Hikers venturing above treeline will find that the peak is more wintry this May than it usually is in January, and they should be prepared.

"The snow is still waist-deep in places, and we just got more today," Taylor, the caretaker at Barr Camp, said Wednesday. Every day, she warns people that the trail is buried.

Some climbers listen - she persuaded a dozen Texans in jeans to turn back Sunday. But some climbers don't. Two Air Force Academy cadets headed up to the summit Tuesday. They became stranded above treeline and had to be rescued by helicopter Wednesday morning.

The cadets, Jesse Mortensen, 21, a junior from Michigan, and Jesse Luschen, 22, a senior from Iowa, were out to enjoy a hike during an idle period at the academy between the end of spring term and graduation.

They hiked seven miles up the snowless bottom part of Barr Trail on Monday and spent the night at Barr Camp. Tuesday, they left camp early, expecting to cover the remaining five miles to the top before noon.

They did not have snowshoes, ice axes or winter gear, but they did carry sleeping bags and a tent.

When Taylor said weather was moving in, they assured her they could beat it to the top.

If you get in trouble or get tired, Taylor told them as they left, the last train leaves from the summit at 4 p.m.

"They said, 'Four? We'll be there long before then,'" she said Wednesday.

They never got there.

"We hiked for hours and hours. It was very frustrating and hard," Mortensen said Wednesday.

The cadets pushed through knee- and waist-deep snow.

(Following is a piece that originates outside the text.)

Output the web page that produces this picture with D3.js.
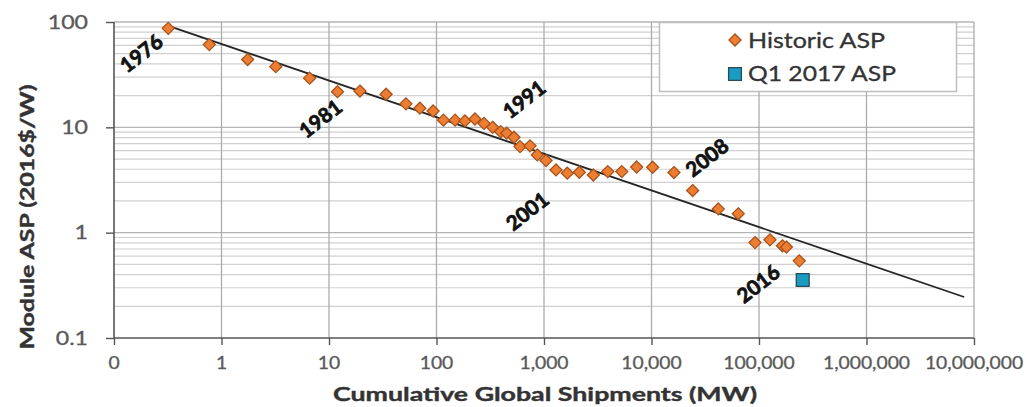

A storm rolled in, pelting them with snow and hail.

Snow obscured the trail. Clouds obscured the summit.

"We could hear the train whistle. We kept thinking we were at the summit. Obviously, we weren't," Mortensen said.

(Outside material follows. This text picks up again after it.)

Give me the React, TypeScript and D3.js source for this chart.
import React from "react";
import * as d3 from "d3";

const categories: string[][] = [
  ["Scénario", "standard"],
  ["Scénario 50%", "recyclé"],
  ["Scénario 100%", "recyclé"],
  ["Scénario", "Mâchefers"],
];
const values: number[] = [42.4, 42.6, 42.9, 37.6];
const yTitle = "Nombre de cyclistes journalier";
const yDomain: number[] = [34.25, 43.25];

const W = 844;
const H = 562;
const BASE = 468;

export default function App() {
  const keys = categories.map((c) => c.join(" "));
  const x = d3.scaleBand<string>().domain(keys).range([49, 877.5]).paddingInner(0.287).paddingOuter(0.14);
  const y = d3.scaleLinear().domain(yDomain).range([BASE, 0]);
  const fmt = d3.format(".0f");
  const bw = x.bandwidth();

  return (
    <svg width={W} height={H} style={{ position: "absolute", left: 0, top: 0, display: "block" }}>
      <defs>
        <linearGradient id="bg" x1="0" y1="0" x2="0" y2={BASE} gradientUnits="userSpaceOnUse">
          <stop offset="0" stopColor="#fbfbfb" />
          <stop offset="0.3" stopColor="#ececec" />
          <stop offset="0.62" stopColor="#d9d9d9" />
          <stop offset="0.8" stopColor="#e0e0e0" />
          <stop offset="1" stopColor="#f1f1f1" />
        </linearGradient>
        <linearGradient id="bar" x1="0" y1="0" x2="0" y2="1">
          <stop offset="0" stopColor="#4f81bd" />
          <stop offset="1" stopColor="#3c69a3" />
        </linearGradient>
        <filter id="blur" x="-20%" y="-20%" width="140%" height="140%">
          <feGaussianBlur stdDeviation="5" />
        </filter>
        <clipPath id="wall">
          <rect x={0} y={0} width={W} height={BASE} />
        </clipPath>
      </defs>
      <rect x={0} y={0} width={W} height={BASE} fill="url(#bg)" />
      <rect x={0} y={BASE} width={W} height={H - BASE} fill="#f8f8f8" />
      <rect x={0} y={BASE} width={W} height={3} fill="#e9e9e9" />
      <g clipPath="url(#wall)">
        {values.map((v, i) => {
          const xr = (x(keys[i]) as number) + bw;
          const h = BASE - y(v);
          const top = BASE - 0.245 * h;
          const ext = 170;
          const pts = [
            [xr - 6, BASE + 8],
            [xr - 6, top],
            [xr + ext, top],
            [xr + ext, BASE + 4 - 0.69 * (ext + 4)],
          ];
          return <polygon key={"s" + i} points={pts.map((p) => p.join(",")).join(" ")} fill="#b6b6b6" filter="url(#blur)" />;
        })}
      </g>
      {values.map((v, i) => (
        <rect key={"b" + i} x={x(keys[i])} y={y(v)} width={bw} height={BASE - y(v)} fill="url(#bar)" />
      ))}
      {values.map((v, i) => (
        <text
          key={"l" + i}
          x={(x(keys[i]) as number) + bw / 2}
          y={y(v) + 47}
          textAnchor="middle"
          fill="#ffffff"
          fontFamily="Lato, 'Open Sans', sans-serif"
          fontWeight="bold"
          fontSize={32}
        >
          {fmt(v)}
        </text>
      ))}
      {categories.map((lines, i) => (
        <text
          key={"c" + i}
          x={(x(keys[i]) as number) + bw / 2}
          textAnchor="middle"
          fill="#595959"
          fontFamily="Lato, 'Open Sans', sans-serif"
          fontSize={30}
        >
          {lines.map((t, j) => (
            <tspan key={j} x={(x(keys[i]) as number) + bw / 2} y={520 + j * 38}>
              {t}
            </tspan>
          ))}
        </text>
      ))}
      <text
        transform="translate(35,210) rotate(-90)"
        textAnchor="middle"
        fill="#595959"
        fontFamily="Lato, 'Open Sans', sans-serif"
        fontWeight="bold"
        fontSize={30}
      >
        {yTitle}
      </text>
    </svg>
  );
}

The cadets likely took a wrong turn near 13,000 feet, two miles from the summit, and crossed onto a steep flank of the peak called the Bottomless Pit.

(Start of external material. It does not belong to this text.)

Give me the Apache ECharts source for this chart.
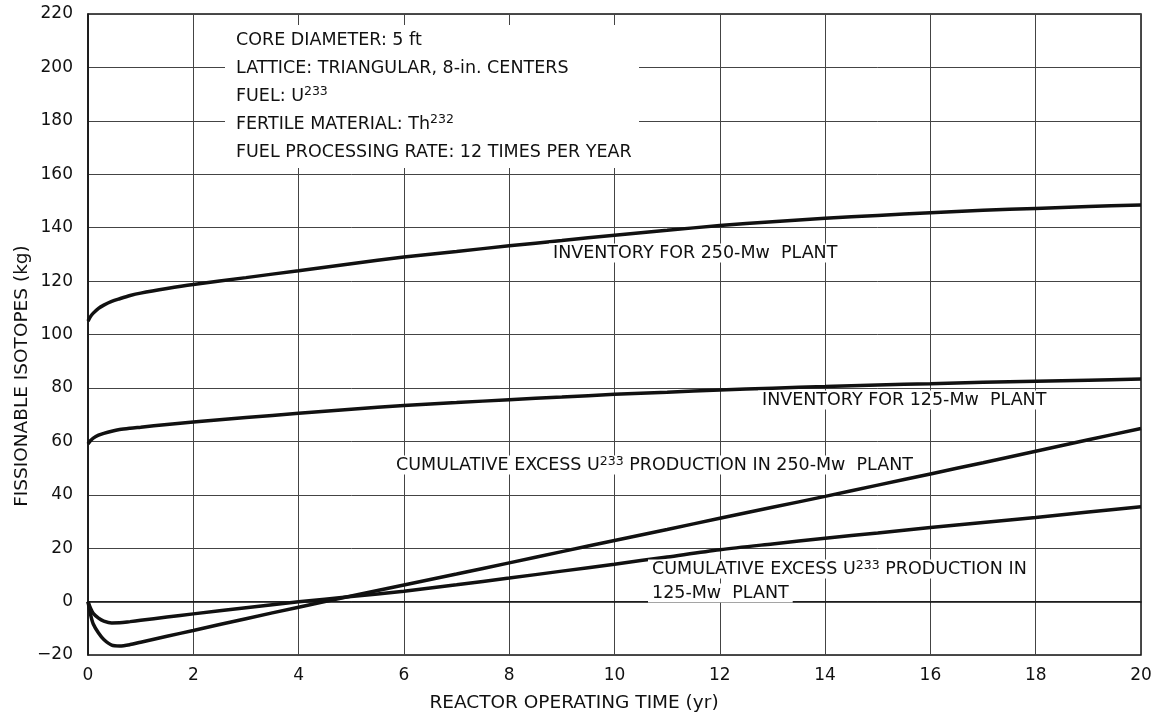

About 5:30 p.m., lost, soaked and shivering uncontrollably, they set up their tent. Inside, they shed their wet clothes and crawled into their sleeping bags. Mortensen called for help on his cellular phone.

El Paso County Search and Rescue drove a snowcat to the top of the closed Pikes Peak Highway, arriving at 10:30 p.m. Rescuers worked their way down the main cirque, searching for the cadets with no luck.

At dawn, searchers crossed into the Bottomless Pit and found them, said Steve Sperry, spokesman for Search and Rescue.

Both were cold and wet, wearing jeans and tennis shoes, but otherwise OK, Sperry said.

A National Guard Blackhawk helicopter flew the cadets and rescuers to town Wednesday morning. Neither cadet was treated for injuries.

Mortensen said he didn't heed warnings at Barr Camp because he never anticipated how difficult the combination of deep, wet snow, weather and altitude would be.

In the years the cadets have lived in Colorado Springs, tennis shoes and jeans would have been adequate for a May Pikes Peak climb, but this year it's so snowy that skiers have been riding the train up and skiing down the east face this month.

Temperatures at the summit have hovered around freezing for days. Snow will likely last into June or July.

"It's been warm in town, and people think, 'How much snow can there be?' There's a lot," Taylor said. "And it's wet, deep snow. You're going to sink in and get soaked through."